La loi juive permet que les prières puissent être dites dans n'importe quelle langue comprise par celui qui dit la prière. Les synagogues orthodoxes ashkénazes utilisent l'hébreu seul, et la langue locale pour les serments et directions. Les synagogues massorti utilisent l'hébreu pour environ 75 % jusqu'au 100 % de leurs rites, selon la coutume locale. Le reste est dirigé dans la langue locale.

Les synagogues du judaïsme libéral (qui sont appelés 'temples' en Amérique du Nord) utilisent de 10 à 50 % de l'hébreu.
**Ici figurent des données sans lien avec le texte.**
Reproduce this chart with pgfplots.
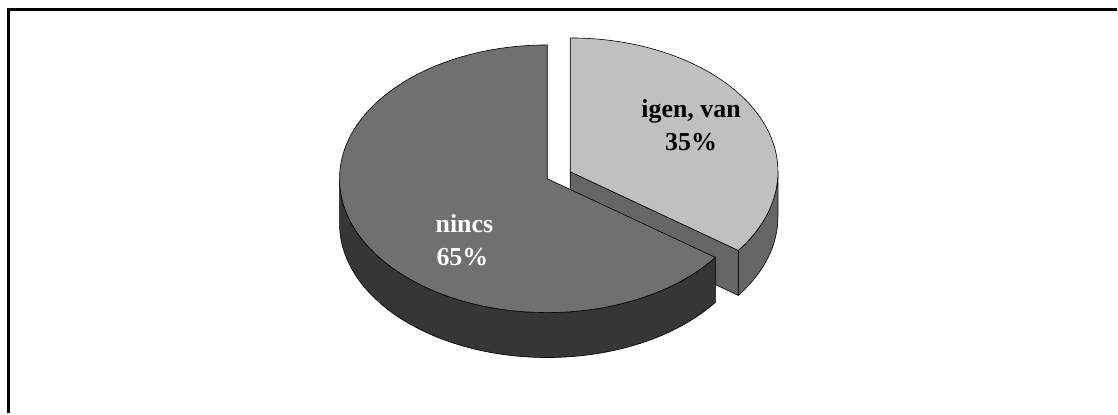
\documentclass[border=0pt]{standalone}
\usepackage{fontspec}
\setmainfont{Liberation Serif}
\usepackage{pgfplots}
\pgfplotsset{compat=1.18}
\usepackage{pgfplotstable}
\definecolor{topMain}{RGB}{112,112,112}
\definecolor{sideMain}{RGB}{54,54,54}
\definecolor{topOut}{RGB}{192,192,192}
\definecolor{sideOut}{RGB}{102,102,102}

% pie data (percent)
\pgfplotstableread{
label value
igen 35
nincs 65
}\piedata

\begin{document}
\begin{tikzpicture}
\pgfplotstablegetelem{0}{value}\of\piedata \let\vOut\pgfplotsretval
% geometry in pixels (y measured upwards)
\def\a{208}\def\b{134}\def\d{45}
\def\cxA{548}\def\cyA{235}   % main slice centre
\def\cxB{571}\def\cyB{242}   % exploded slice centre
\pgfmathsetmacro\cut{90-3.6*\vOut}      % -36
\pgfmathsetmacro\cutM{360+\cut}          % 324
\pgfmathsetmacro\xA{\cxA+\a*cos(\cut)}
\pgfmathsetmacro\yA{\cyA+\b*sin(\cut)}
\pgfmathsetmacro\xB{\cxB+\a*cos(\cut)}
\pgfmathsetmacro\yB{\cyB+\b*sin(\cut)}
\pgfmathsetmacro\yAd{\yA-\d}
\pgfmathsetmacro\yBd{\yB-\d}
\pgfmathsetmacro\cyAd{\cyA-\d}
\pgfmathsetmacro\cyBd{\cyB-\d}
\pgfmathsetmacro\topA{\cyA+\b}
\pgfmathsetmacro\topB{\cyB+\b}
\pgfmathsetmacro\leftA{\cxA-\a}
\pgfmathsetmacro\rightB{\cxB+\a}
\begin{axis}[scale only axis, width=1118bp, height=414bp,
    xmin=0, xmax=1118, ymin=0, ymax=414, hide axis, clip=false]
  \addplot[draw=none, forget plot] coordinates {(0,0) (1118,414)};
  % exploded slice
  \filldraw[fill=sideOut, draw=black, line width=0.6pt]
    (axis cs:\xB,\yB) arc[start angle=\cut, end angle=0, x radius=\a, y radius=\b]
    -- (axis cs:\rightB,\cyBd)
    arc[start angle=0, end angle=\cut, x radius=\a, y radius=\b] -- cycle;
  \filldraw[fill=sideOut, draw=black, line width=0.6pt]
    (axis cs:\cxB,\cyB) -- (axis cs:\xB,\yB) -- (axis cs:\xB,\yBd)
    -- (axis cs:\cxB,\cyBd) -- cycle;
  \filldraw[fill=topOut, draw=black, line width=0.6pt]
    (axis cs:\cxB,\cyB) -- (axis cs:\cxB,\topB)
    arc[start angle=90, end angle=\cut, x radius=\a, y radius=\b] -- cycle;
  % main slice
  \filldraw[fill=sideMain, draw=black, line width=0.6pt]
    (axis cs:\leftA,\cyA) arc[start angle=180, end angle=\cutM, x radius=\a, y radius=\b]
    -- (axis cs:\xA,\yAd)
    arc[start angle=\cutM, end angle=180, x radius=\a, y radius=\b] -- cycle;
  \filldraw[fill=topMain, draw=black, line width=0.6pt]
    (axis cs:\cxA,\cyA) -- (axis cs:\cxA,\topA)
    arc[start angle=90, end angle=\cutM, x radius=\a, y radius=\b] -- cycle;
  % labels
  \node[anchor=base, font=\fontsize{26}{30}\selectfont\bfseries] at (axis cs:692,296) {igen, van};
  \node[anchor=base, font=\fontsize{26}{30}\selectfont\bfseries] at (axis cs:692,263) {35\%};
  \node[anchor=base, text=white, font=\fontsize{26}{30}\selectfont\bfseries] at (axis cs:465,181) {nincs};
  \node[anchor=base, text=white, font=\fontsize{26}{30}\selectfont\bfseries] at (axis cs:463,148) {65\%};
  % frame (top and left only)
  \draw[line width=3bp] (axis cs:8.5,0) -- (axis cs:8.5,404.5) -- (axis cs:1118,404.5);
\end{axis}
\end{tikzpicture}
\end{document}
La plupart des offices sont dans la langue locale. Les coutumes Séfarade changent de lieu en lieu mais il est permis d'utiliser soit le portugais ou ladino pour des moindres ou plus grandes parties des offices, même dans les communautés plus traditionnelles ou orthodoxes.
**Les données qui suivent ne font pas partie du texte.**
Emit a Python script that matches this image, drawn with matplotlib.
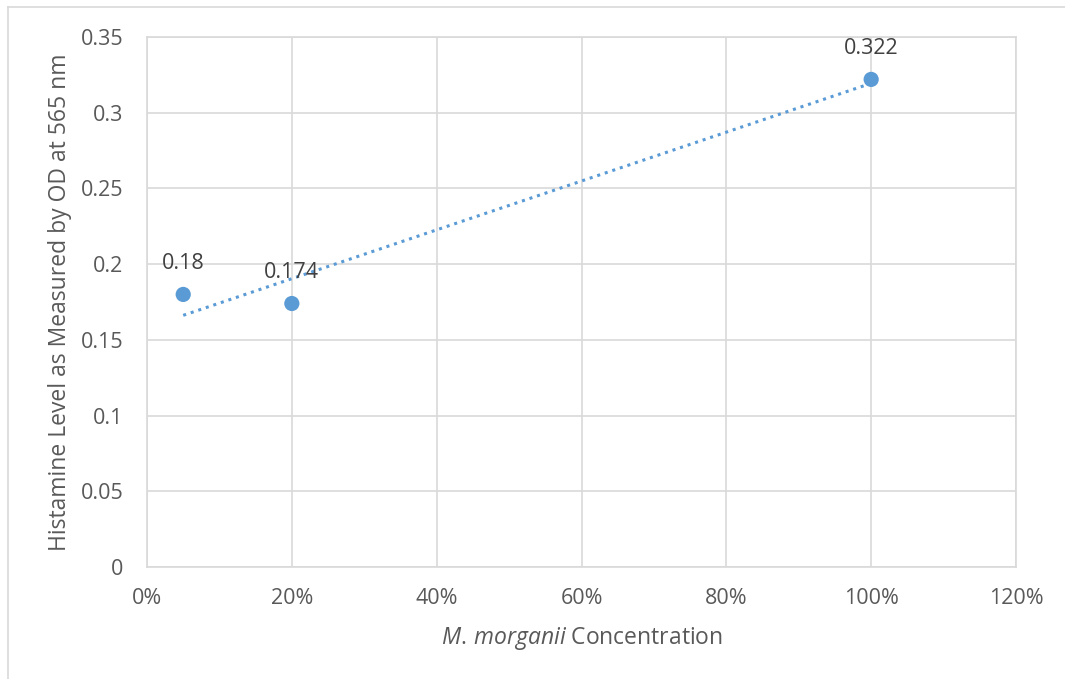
import numpy as np
import matplotlib
matplotlib.use('agg')
import matplotlib.pyplot as plt
from matplotlib.lines import Line2D
from matplotlib.ticker import FuncFormatter, MultipleLocator

plt.rcParams['font.family'] = ['Open Sans', 'DejaVu Sans']
plt.rcParams['mathtext.fontset'] = 'custom'
plt.rcParams['mathtext.rm'] = 'Open Sans'
plt.rcParams['mathtext.it'] = 'Open Sans:italic'

concentration = [0.05, 0.20, 1.00]
histamine = [0.18, 0.174, 0.322]
labels = ['0.18', '0.174', '0.322']

blue = '#5B9BD5'
grid_col = '#D9D9D9'
text_col = '#595959'

fig = plt.figure(figsize=(10.65, 6.79), dpi=100)
ax = fig.add_axes([147/1065, 1-567/679, (1016-147)/1065, (567-37)/679])

# outer chart frame (left and top edges visible)
fig.add_artist(Line2D([8/1065, 8/1065], [0, 1-7/679], transform=fig.transFigure, color=grid_col, lw=1.2))
fig.add_artist(Line2D([8/1065, 1], [1-7/679, 1-7/679], transform=fig.transFigure, color=grid_col, lw=1.2))

ax.set_xlim(0, 1.2)
ax.set_ylim(0, 0.35)
ax.xaxis.set_major_locator(MultipleLocator(0.2))
ax.yaxis.set_major_locator(MultipleLocator(0.05))
ax.xaxis.set_major_formatter(FuncFormatter(lambda v, p: '{:.0f}%'.format(v*100)))
ax.yaxis.set_major_formatter(FuncFormatter(lambda v, p: '0' if abs(v) < 1e-9 else '{:g}'.format(round(v, 2))))

ax.grid(True, color=grid_col, lw=1.2)
ax.set_axisbelow(True)
for s in ax.spines.values():
    s.set_color(grid_col)
    s.set_linewidth(1.2)
ax.tick_params(length=0, labelsize=15.5, colors=text_col)
ax.tick_params(axis='y', pad=17)
ax.tick_params(axis='x', pad=15)

# linear trendline
m, b = np.polyfit(concentration, histamine, 1)
xs = np.array([min(concentration), max(concentration)])
ax.plot(xs, m*xs + b, color=blue, lw=2.2, linestyle=(0, (1, 1.6)), zorder=2)

ax.scatter(concentration, histamine, s=120, color=blue, zorder=3, edgecolors='none')

for x, y, t in zip(concentration, histamine, labels):
    ax.annotate(t, (x, y), xytext=(0, 15), textcoords='offset points',
                ha='center', va='bottom', fontsize=15.5, color='#404040')

ax.set_xlabel(r'$M.\!\ morganii$ Concentration', fontsize=16.5, color=text_col, labelpad=12)
ax.set_ylabel('Histamine Level as Measured by OD at 565 nm', fontsize=16.5, color=text_col, labelpad=6)

fig.savefig('out.png', dpi=100)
La lecture de la prière en Hébreu apporte une dimension spécifique au texte, par l'usage qui y est fait de la lettre alef (premier caractère de l'alphabet hébraïque) dans un mot. À sa lecture, cette lettre se doit de ne pas être prononcée car elle représente Dieu dans son essence et le nom qu'elle exprime est propre au judaïsme. Par contre si la bouche ne voit pas la lettre, l'esprit lui, souffle le nom vrai de Dieu à chaque lecture. À la mélodie de la langue utilisée pour la prière, sa présence régulière à la vue dans le texte ajoute une cadence comme une mélopée, psalmodiée, non avec la bouche mais par la pensée.

Le quorum

Article principal : Miniane

Bien que la prière en solitaire soit permise et acceptable, la prière en quorum de dix adultes ou un miniane est vue comme « prière de la communauté ». Ceci est la forme de la prière la plus désirable. Le judaïsme n'a pas compté que les hommes pour la miniane de prière organisée, sous l'idée que seuls ceux qui y sont obligés devraient être comptés dans le quorum. Depuis 1973, beaucoup de congrégations du Mouvement Massorti comptent les femmes pour le miniane, bien que ce soit la décision des congrégations et non pas une règle fixe. Celles des congrégations reconstructionnistes et libérales qui considèrent que le miniane est ordonné pour la prière en communauté comptent les hommes et les femmes. Le judaïsme orthodoxe, d'après certaines autorités, compte les femmes parmi le miniane pour certaines prières spécifiques, comme la bénédiction Birkat HaGomel (Bénédiction de reconnaissance), où les hommes et les femmes sont obligés à le dire en public.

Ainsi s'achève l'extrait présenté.